I was given a cheap sonic "jelwery" cleaner.

wondering if it will be worth my time? Might be good for grungy parts or shutter mechanisms,s
 
Funny you should mention ultrasonic cleaners. One of my staff people just asked me if I wanted my wedding ring cleaned as she's started up the cleaner for other purposes. My ring now looks like new (except for the multitude of tiny statches).
I imagine such a cleaner would work quite well for grungy parts, particulary if filled with some form of grease solvent.
 
Bottom end cheap ones usually are rather ineffective - it is easy to stick a ultrasonic transducer to a tank, but hard to design such a system to have a efficient ultrasonic energy distribution, so that you'll often end up with a very partial cleaning success.

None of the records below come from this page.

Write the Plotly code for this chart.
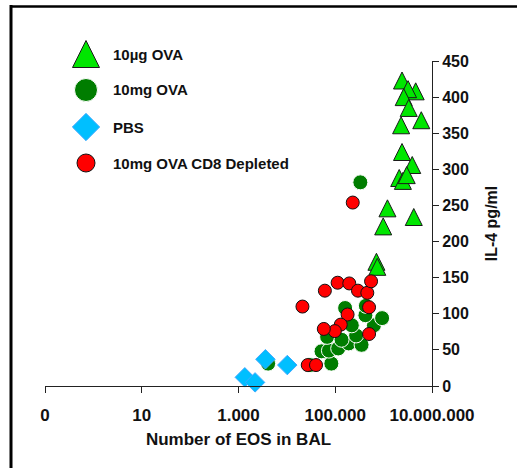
import plotly.graph_objects as go

# ---------------- data ----------------
ova10ug_x = [2.4e6, 4.6e6, 3.2e6, 2.6e6, 3.3e6, 2.3e6, 6.0e6, 2.4e6, 3.9e6,
             2.1e6, 2.5e6, 3.0e6, 1.2e6, 4.2e6, 9.8e5, 7.1e5, 7.4e5]
ova10ug_y = [423, 408, 411, 400, 385, 361, 368, 324, 306,
             288, 284, 292, 246, 234, 221, 172, 165]

ova10mg_x = [4.1e3, 3.0e4, 8.3e4, 5.2e4, 7.4e4, 1.15e5, 1.9e5, 3.5e5, 6.8e4,
             1.35e5, 2.7e5, 2.2e5, 6.3e5, 4.2e5, 9.3e5, 1.6e5, 4.3e5, 3.3e5]
ova10mg_y = [31, 29, 31, 48, 49, 52, 59, 57, 68,
             64, 70, 84, 84, 98, 94, 108, 111, 282]

pbs_x = [1350, 2200, 3600, 10200]
pbs_y = [12, 5, 37, 29]

cd8_x = [2.1e4, 6.1e4, 1.12e5, 1.95e5, 2.95e5, 4.6e5, 5.5e5, 5.0e5,
         1.8e5, 1.3e5, 9.8e4, 5.8e4, 5.0e5, 2.7e4, 4.0e4, 2.3e5]
cd8_y = [110, 132, 143, 142, 132, 129, 145, 109,
         99, 85, 76, 79, 72, 29, 29, 254]

series_names = ["10µg OVA", "10mg OVA", "PBS", "10mg OVA CD8 Depleted"]
x_tickvals = [0.1, 10, 1000, 1e5, 1e7]
x_ticktext = ["0", "10", "1.000", "100.000", "10.000.000"]
y_tickvals = [0, 50, 100, 150, 200, 250, 300, 350, 400, 450]

# ---------------- styling ----------------
W, H = 517, 468
L, R, T, B = 45, 85, 30, 82
AXIS_TOP = 61                      # pixel row of the 450 tick
PW, PH = W - L - R, H - T - B
FONT = "Liberation Sans, Arial, sans-serif"

# tall triangle: an arrow-down turned over and pushed back so it is centred on the point
TRI = dict(symbol="arrow-down", angle=180, color="#00E600", line=dict(color="#1a1a1a", width=1))
GRN = dict(symbol="circle", color="#007D00", line=dict(color="white", width=1))
BLU = dict(symbol="diamond", color="#00BFFF", line=dict(color="#3FA9FF", width=1))
RED = dict(symbol="circle", color="#FF0000", line=dict(color="#111111", width=1))


def px(xp):
    return (xp - L) / PW


def py(yp):
    return (H - B - yp) / PH


fig = go.Figure()

fig.add_trace(go.Scatter(x=ova10ug_x, y=ova10ug_y, mode="markers", name=series_names[0],
                         marker=dict(size=17, standoff=8.5, **TRI), cliponaxis=False))
fig.add_trace(go.Scatter(x=ova10mg_x, y=ova10mg_y, mode="markers", name=series_names[1],
                         marker=dict(size=15, **GRN), cliponaxis=False))
fig.add_trace(go.Scatter(x=pbs_x, y=pbs_y, mode="markers", name=series_names[2],
                         marker=dict(size=15, **BLU), cliponaxis=False))
fig.add_trace(go.Scatter(x=cd8_x, y=cd8_y, mode="markers", name=series_names[3],
                         marker=dict(size=13, **RED), cliponaxis=False))

# ---------------- custom legend (pixel-space axes over the whole area) ----------------
leg_y = [54, 90, 127, 163]
leg_styles = [dict(size=27, standoff=13.5, **TRI), dict(size=23, **GRN),
              dict(size=21, **BLU), dict(size=18, **RED)]
for yy, st in zip(leg_y, leg_styles):
    fig.add_trace(go.Scatter(x=[86], y=[yy], mode="markers", marker=st, xaxis="x2", yaxis="y2",
                             showlegend=False, hoverinfo="skip", cliponaxis=False))
for yy, name in zip(leg_y, series_names):
    fig.add_annotation(x=px(111), y=py(yy), xref="paper", yref="paper", text=name,
                       showarrow=False, xanchor="left", yanchor="middle",
                       font=dict(family=FONT, size=15, color="#111", weight="bold"))

fig.update_layout(
    width=W, height=H,
    margin=dict(l=L, r=R, t=T, b=B),
    paper_bgcolor="white", plot_bgcolor="rgba(0,0,0,0)",
    showlegend=False,
    font=dict(family=FONT, color="#111"),
    xaxis=dict(type="log", range=[-1, 7], tickvals=x_tickvals, ticktext=x_ticktext,
               showgrid=False, zeroline=False, showline=True, linecolor="#222", linewidth=1,
               ticks="outside", ticklen=6, tickcolor="#222", tickwidth=1,
               ticklabelstandoff=8,
               tickfont=dict(family=FONT, size=17, color="#111", weight="bold"),
               title=dict(text="Number of EOS in BAL", standoff=8,
                          font=dict(family=FONT, size=17, color="#111", weight="bold"))),
    yaxis=dict(range=[0, 450], tickvals=y_tickvals, side="right",
               domain=[0, (H - B - AXIS_TOP) / PH],
               showgrid=False, zeroline=False, showline=True, linecolor="#222", linewidth=1,
               ticks="outside", ticklen=6, tickcolor="#222", tickwidth=1,
               tickfont=dict(family=FONT, size=16, color="#111", weight="bold"),
               title=dict(text="IL-4 pg/ml", standoff=17,
                          font=dict(family=FONT, size=16, color="#111", weight="bold"))),
    xaxis2=dict(domain=[0, 1], anchor="y2", range=[L, W - R], visible=False, fixedrange=True),
    yaxis2=dict(domain=[0, 1], anchor="x2", range=[H - B, T], visible=False, fixedrange=True),
    shapes=[
        dict(type="line", xref="paper", yref="paper", x0=px(11), x1=px(11), y0=py(5), y1=py(470),
             line=dict(color="black", width=3)),
        dict(type="line", xref="paper", yref="paper", x0=px(10), x1=px(520), y0=py(6.5), y1=py(6.5),
             line=dict(color="black", width=2.5)),
    ],
)

fig.write_html("out.html")
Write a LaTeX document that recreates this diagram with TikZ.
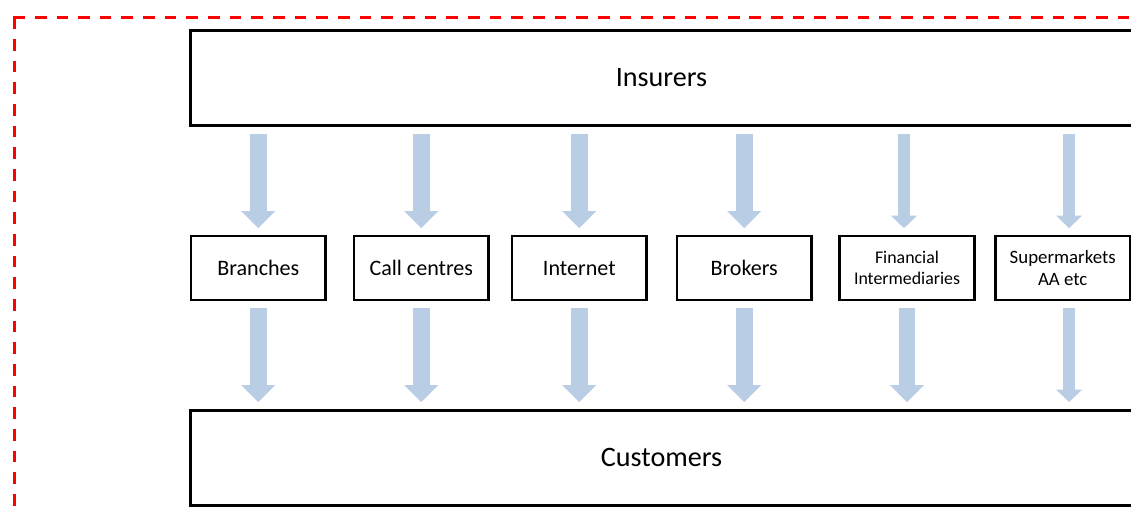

Higher end hobbyist ones and small workshop/dentists/opticians cleaners are good for camera parts cleaning, provided you use them with suitable cleaning fluids. In my experience, they won't speed up matters compared to solvent cleaning, but they eliminate its health, fire and environmental hazards.

It is no panacea, though, as you'll have to dry and relube whatever you put in there - it is only good for completely disassembled parts. Doing ultrasonic on partially assembled components will cause more problems than it eliminates.
 
It is no panacea, though, as you'll have to dry and relube whatever you put in there - it is only good for completely disassembled parts. Doing ultrasonic on partially assembled components will cause more problems than it eliminates.

Nonsense! http://www.certo6.com/gallery/shutter.html Yeah, this is sarcasm. Bonus points if you can tell what the most horribly wrong thing is that is happening in the photos.

Much later: (sigh) You NEVER allow metal parts to contact glass (not even a ceramic dog dish) in an ultrasonic cleaner. It pretty much guarantees you will get really tiny little sharp fragments of glass all through whatever you're cleaning.